A. Scottedward Hodel wrote:
That's an improvement, but it leads to the same problem (which only occurs in pathological cases): if you have a set of poles that are sorted with the same sorting measure (e.g., real part, magnitude, or complex part) then there is no guarantee that the next pole (or two) in the sequence are what you want.

The only safe way that I can think of is:
For each pole: (say pole k)
- for each pole with the same sorting measure (to within tol); say there are N of them - check if pole k is the same as pole k+(N-1) (to within tol) If it is, increase the multiplicity of the pair.

It does require a double loop, but since we assume the poles are sorted according to some measure it's only necessary to look ahead the next few poles, not through the entire list.

A. Scottedward Hodel address@hidden
http://homepage.mac.com/hodelas/tar


On Sep 19, 2007, at 8:33 AM, Doug Stewart wrote:

I now see this is not the complete solution.

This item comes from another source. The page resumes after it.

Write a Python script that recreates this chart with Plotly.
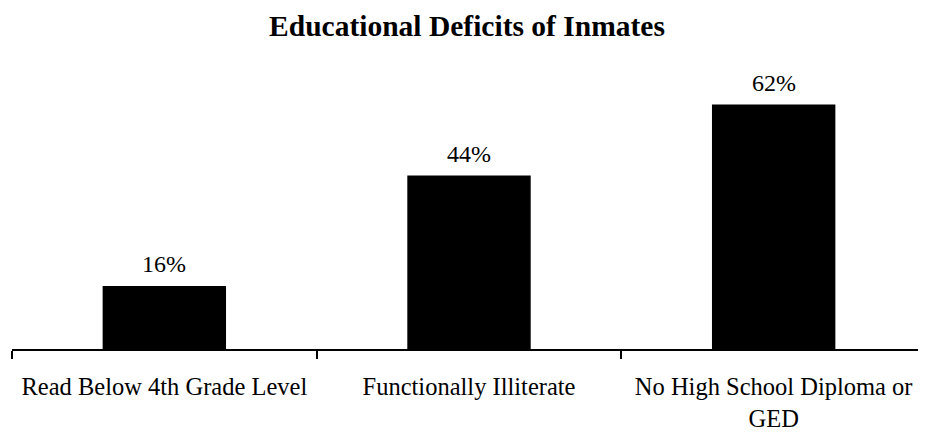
import plotly.graph_objects as go

categories = ["Read Below 4th Grade Level", "Functionally Illiterate", "No High School Diploma or<br>GED"]
values = [16, 44, 62]
labels = ["16%", "44%", "62%"]

FONT = "Liberation Serif"

fig = go.Figure(go.Bar(
    x=categories, y=values,
    marker=dict(color="black", line=dict(width=0)),
    width=0.405,
))
for c, v, t in zip(categories, values, labels):
    fig.add_annotation(x=c, y=v, text=t, showarrow=False, yanchor="bottom",
                       yshift=7, font=dict(family=FONT, size=24, color="black"))

fig.update_layout(
    width=918, height=424,
    margin=dict(l=4, r=0, t=65, b=79),
    paper_bgcolor="white", plot_bgcolor="white",
    title=dict(text="<b>Educational Deficits of Inmates</b>", x=0.5, xanchor="center",
               y=1 - 18/424, yanchor="middle",
               font=dict(family=FONT, size=29.5, color="black")),
    font=dict(family=FONT, size=24, color="black"),
    showlegend=False,
)
fig.update_xaxes(showline=True, linecolor="black", linewidth=2,
                 ticks="outside", tickson="boundaries", ticklen=8, tickwidth=2, tickcolor="black",
                 ticklabelstandoff=15,
                 tickfont=dict(family=FONT, size=24.5, color="black"),
                 showgrid=False)
fig.update_yaxes(visible=False, range=[0, 70], showgrid=False)
fig.write_html("out.html")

My thoughts so far are this:

-  when the roots are real the conj will do no harm
- when the roots are complex they are sorted into complex conjugate pairs
     - what we need to do is see if there is a complex conjugate pair
- and then see if the next two are a complex conjugate pair
                - it they are then
                        see if the two pairs are the same
- if they are then increase the multiplicity of the second pair.

Does this look better?

Doug Stewart


Doug Stewart wrote:
I think the problem can be fixed by changing the line ( in my version it is line #254)


 if (abs (p (new_p_index) - p (old_p_index)) < toler)

to

 if (abs (p (new_p_index) - conj(p (old_p_index))) < toler)


Scott  would you try this and verify that it is the way to fix it.

Thanks

Doug Stewart




A. Scottedward Hodel wrote:

Octave 2.9.13 on Mac OS X: The m-file below reveals a problem in residue.m, in Octave's polynomial scripts. I started to debug it, but the code is fairly intricate. The problem is that the code fails to detect multiple roots.
Consider the case:

octave:7> num = [1,0,1];
octave:7> den =  [1,0,18,0,81];
octave:8> [a,p,k,e] = residue(num,den)

fails to detect the multiple poles at +/- j3 on my machine. The problem appears to be that residue expects the roots to be returned in a specific order. The problem in this case is resolved by sorting the poles by their imaginary parts.

octave:9> %sort poles by imaginary part
octave:9> [a,p,k,e] = residue(num,den)
a =

  7.3527e-25 + 9.2593e-02i
  2.2222e-01 + 2.3902e-09i
  -3.6764e-25 - 9.2593e-02i
  2.2222e-01 + 2.3902e-09i

p =

  -0.0000 - 3.0000i
   0.0000 - 3.0000i
   0.0000 + 3.0000i
  -0.0000 + 3.0000i

k = [](0x0)
e =

   1
   2
   1
   2

The change to residue.m is in the following diff: *Note* This will fix my problem, but it can still break if two pairs of complex poles have the same imaginary part, e.g., if you have poles at 1+j, 1-j, -1+j, and -1-j, if they are sorted in order of imaginary part
-1+j,1+j,-1-j, 1-j,
then the code will still fail to detect the multiplicity. The details of the code are complicated enough that I can't propose a proper fix right now, but this patch will fix the problem cited above.

*** /sw/share/octave/2.9.13/m/polynomial/residue.m Fri Sep 7 09:44:44 2007
--- residue.m   Tue Sep 18 10:38:20 2007
***************
*** 201,207 ****
     ## Find the poles.
 !   p = roots (a);
    lp = length (p);
     ## Determine if the poles are (effectively) zero.
--- 201,207 ----
     ## Find the poles.
 !   p = sortcom(roots (a), "im");
    lp = length (p);
     ## Determine if the poles are (effectively) zero.